Marketing industry launches first apprenticeships backed by government

Two marketing apprenticeships have officially been approved by government in what has been described as a “major step” for the industry.


Two marketing apprenticeships, created in collaboration with brands, have been fully approved by the Institute for Apprenticeships, the body tasked by government to ensure standards and advise on funding.

The Chartered Institute of Marketing (CIM) worked with brands including Clarks, BT and British Airways to develop a set of standards candidates have to meet to complete the apprenticeship, as well as an end-point assessment plan. This has led to the creation of a Level 4 marketing executive programme and a Level 6 marketing manager course.

“There were marketing apprenticeship frameworks prior, but there was no consistency or commonality between them, so it was very difficult for employers to choose,” acknowledges Maggie Jones, director of qualifications and partnerships at the CIM.

“Now there is one standard at each level and it’s been developed with employers, so that gives the clear message that this is what employers want for this role, at this time. It’s removed the inconsistency and confusion.”

In what Jones describes as a “major step forward”, the first cohort of apprentices entered the programmes in January. There are currently 30 apprentices enrolled on the Level 4 marketing executive apprenticeship and more than 15 on the Level 6 marketing manager apprenticeship. An additional 50 apprentice marketing executives and 70 apprentice marketing managers are set to start in the coming months.

While the duration of the apprenticeship depends on the needs of the learner and their organisation, the Level 4 programme will typically last for between 15 and 21 months, while the Level 6 programme runs at 24 to 30 months.

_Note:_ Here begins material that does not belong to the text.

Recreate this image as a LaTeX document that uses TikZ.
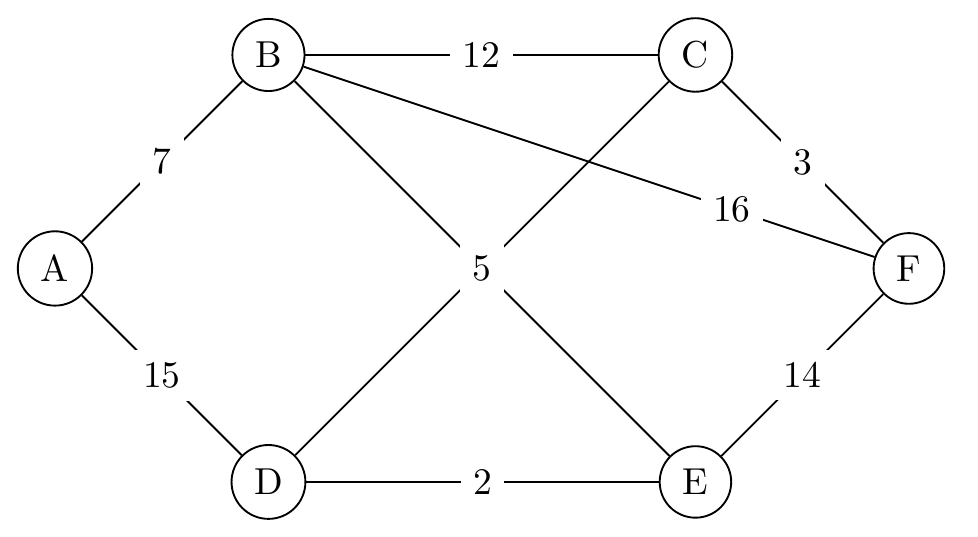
\documentclass[tikz,border=0pt]{standalone}
\begin{document}
\begin{tikzpicture}[
  vertex/.style={circle,draw,line width=0.5pt},
  wlabel/.style={fill=white},
  edge/.style={line width=0.5pt}]
\useasboundingbox (-0.515,-2.515) rectangle (8.647,2.515);
\node[vertex] (A) at (0,0) {A};
\node[vertex] (B) at (2,2) {B};
\node[vertex] (C) at (6,2) {C};
\node[vertex] (D) at (2,-2) {D};
\node[vertex] (E) at (6,-2) {E};
\node[vertex] (F) at (8,0) {F};
\draw[edge] (C) -- (D);
\draw[edge] (B) -- (F) node[wlabel,pos=0.75] (l16) {16};
\draw[edge] (A) -- (B) node[wlabel,midway] (l7) {7};
\draw[edge] (A) -- (D) node[wlabel,midway] (l15) {15};
\draw[edge] (B) -- (C) node[wlabel,midway] (l12) {12};
\draw[edge] (C) -- (F) node[wlabel,midway] (l3) {3};
\draw[edge] (D) -- (E) node[wlabel,midway] (l2) {2};
\draw[edge] (E) -- (F) node[wlabel,midway] (l14) {14};
\draw[edge] (B) -- (E) node[wlabel,midway] (l5) {5};
\end{tikzpicture}
\end{document}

The apprenticeships are being run in conjunction with Registered Apprenticeship Training Providers (RoATP) and the CIM has applied to act as the end-point assessor once the first group of apprentices come to the end of their programmes in 2020.

There were marketing apprenticeship frameworks prior, but there was no consistency or commonality between them, so it was very difficult for employers to choose.

Maggie Jones, CIM

The Level 4 assessment will feature a knowledge-focused multiple-choice test and project based on their organisation. The apprentices will be asked to present that project to their assessor, while the behaviours element of the apprenticeship will be tested through a ‘professional discussion’, ensuring all the knowledge, skills and behaviour are covered.

The Level 6 assessment does not include an online test but the apprentices are assessed via a similar method of professional discussion.

The CIM is also working with brands to develops a Level 3 marketing assistant apprenticeship, which it is hoped will be completed by June.

The timing of the new apprenticeships ties into recent research conducted by the CIM that suggests new routes into marketing are becoming increasingly popular with young people. The analysis of 500 17- to 19-year-olds found 72% of those questioned do not think a degree in marketing is necessary. A further 21% say they would look for a trainee marketing job and 20% would opt for a marketing apprenticeship.

Similar research carried out by Marketing Week last year revealed the industry needs to create more varied routes into marketing to ensure young people consider marketing a viable and interesting career option.

READ MORE: How the marketing industry is coming together to inspire the next generation

Jones believes it is important to have a variety of apprenticeship levels in order to open up opportunities to different groups of people, from 18-year-olds looking for a different route into marketing beyond a university degree, to professionals hoping to move into the industry or enhance their skills.

“It is a misconception that apprenticeships are just for young people. We are taking young people from 18, but for the Level 6 typically the people studying are aged 25 to 30, and we’re also looking at developing a Level 7 apprenticeship for someone senior to a marketing manager, so it is across a range of ages and job roles within an organisation,” Jones explains.

The CIM is keen to review both apprenticeship programmes and find out how the qualification fits with the apprentices’ lives and day-to-day work to ensure the standard is giving people what they want.